Comentaba un amigo una frase que le repetía su padre: “Con ser normal, destacas”, como forma de reivindicar la autenticidad cotidiana, el equilibrio entre ser uno mismo y convivir en sociedad sin necesidad de aparentar lo que no se es.
Me vino entonces a la cabeza otra de Tolstói: “Todos piensan en cambiar el mundo, pero nadie piensa en cambiarse a sí mismo.” Estas dos frases, aunque distintas, resumen una paradoja de nuestro tiempo: mientras casi todos aspiran a parecer extraordinarios, la sencillez de la vida diaria se ha vuelto excepcional.

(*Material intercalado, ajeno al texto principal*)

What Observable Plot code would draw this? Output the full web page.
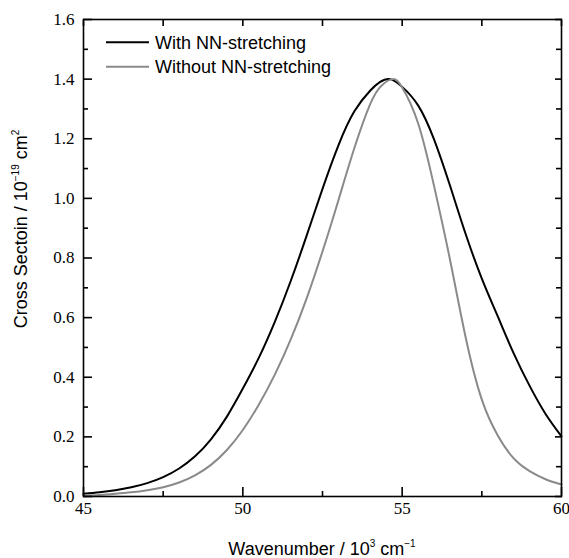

Y cuando hablo de “normalidad”, conviene aclararlo: no me refiero a una idea rígida o uniforme del comportamiento humano, ni mucho menos a lo mental. Aceptar nuestra singularidad, autenticidad y propósito es mucho más valioso que intentar encajar en un molde impuesto externamente. Nadie es completamente igual, y precisamente en esa diversidad, en la diferencia que cada uno aporta al conjunto, reside nuestra mayor virtud.
Vivir como una persona normal no es ser conformista ni aburrido. Es actuar con conciencia, manteniendo los valores incluso cuando nadie nos puede juzgar. No hay nada excepcional en ello: frente a la ostentación o el histrionismo, la constancia, trabajo y esfuerzo son formas silenciosas de coraje.
En un mundo hiperconectado, dominado por el relativismo y la permanente exigencia de originalidad en redes sociales, donde los medios se nutren de escándalos y polémicas, vivir con discreción, coherencia y sentido común, incluso liderar desde el ejemplo, parece casi un acto de rebeldía.
Sin embargo, cambiar también es parte de esa normalidad. El cambio no debería vivirse como una ruptura, sino como una evolución natural: un proceso que brota de nuestros propios cimientos, de principios éticos y valores firmes que nos sostienen mientras aprendemos a adaptarnos. Porque, como toda evolución vital, el cambio necesita raíces profundas y flexibles a la vez, que le den estabilidad, confianza y dirección. La verdadera madurez consiste en crecer sin dejar de ser uno mismo.
Incluso quienes están en las más altas responsabilidades institucionales, tropiezan con el mismo dilema: ¿cómo mantenerse fiel a lo que uno cree en un entorno que premia la apariencia? Jean-Claude Juncker, expresidente de la Comisión Europea, lo resumió con crudeza: “Todos sabemos lo que hay que hacer; lo que no sabemos es cómo ganar las elecciones después de hacerlo”. Su frase encierra el dilema moral de la política moderna: la tensión entre hacer lo correcto y hacer lo “rentable”. Pero no solo los políticos enfrentan ese conflicto; también cualquier ciudadano que intenta conservar la integridad en un entorno que premia la imagen sobre el fondo.
Miles de personas hacen que el mundo funcione cada día, sin esperar reconocimiento. No son invisibles ni irrelevantes: son la fuerza silenciosa que sostiene hospitales, escuelas, familias y ciudades, sin aplausos ni titulares. Como escribió Albert Camus, “la verdadera generosidad hacia el futuro consiste en darlo todo al presente”. Algunos destacarán más, pero su brillo no serviría de nada sin quienes los apoyan, acompañan y trabajan en el anonimato. Parecer ordinario no tiene nada de malo; lo verdaderamente triste es no valorar lo simple y valioso que muchos tenemos: poder comer cada día, disfrutar de buena salud o vivir en paz.
Así que, si alguna vez te han dicho que eres aburrido por ser normal, sonríe: en estos tiempos, la normalidad es lo más extraordinario que te puede pasar.